The reverberation of the 1MDB scandal hit 11.0 on the Richter Scale last week when the US Justice Department announced it was filing a civil action seeking more than $1B in the forfeiture of assets allegedly purloined from the Malaysian sovereign wealth fund for the personal use of the family and close friends of the Malaysian Prime Minister, Najib Razak. The filings were the largest on record for a case involving corruption by foreign public officials.

In a 136 Compliant, nicknamed the “Wolf of Wall Street” Compliant, the Justice Department laid out in excruciating detail its claims of how the Malaysian sovereign wealth fund was systematically looted or used as collateral for personal loans by the very government officials who were there to protect the fund for the citizens of the country. The Wall Street Journal reported that “some $1 billion originating with 1MDB was plowed into hotels; luxury real estate in Manhattan, Beverly Hills and London; fine art; a private jet and the 2013 film “The Wolf of Wall Street.” Among those behind the spending, the lawsuit alleges, was Riza Aziz, stepson of Mr. Najib.”

In addition to outright thefts from 1MDB, the Compliant detailed corrupt transactions.
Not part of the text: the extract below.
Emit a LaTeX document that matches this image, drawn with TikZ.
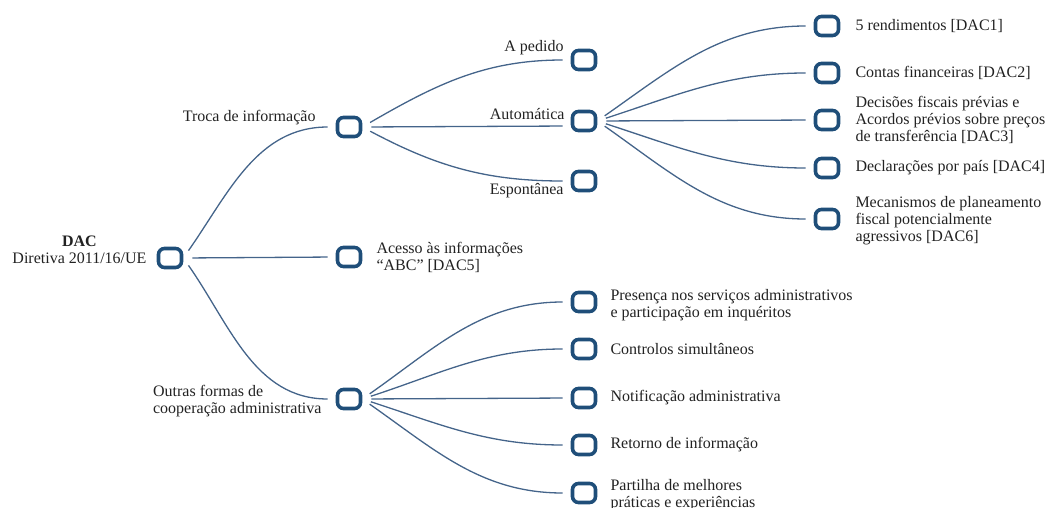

In one, involving a Saudi firm, PetroSaudi International, Ltd., “The complaint says that between 2009 and 2011, $1 billion was diverted to a company in the Seychelles called Good Star Ltd., which was beneficially owned by Jho Low, a Malaysian financier and confidant of Mr. Najib.” Those funds were allegedly used to purchase real estate in the US. In another transaction, bonds guaranteed by the sovereign wealth fund were moved into accounts held by corrupt Malaysian officials for their personal use.

The size and scope of the forfeiture compliant may well mark a turning point for the Asset Forfeiture and Money Laundering Section at the Justice Department. Given that the Prime Minister in Malaysia has worked to squelch all substantive investigations of 1MDB as well as terminate those in the Malaysian government who have tried to run honest investigation, it may be that such an international response was all but inevitable.

In the meantime, those who follow Hollywood more closely than the world of compliance might be interested to know that The Wolf of Wall Street has just crossed over from docudrama to stranger than fiction. You can't make this stuff up, even if you tried.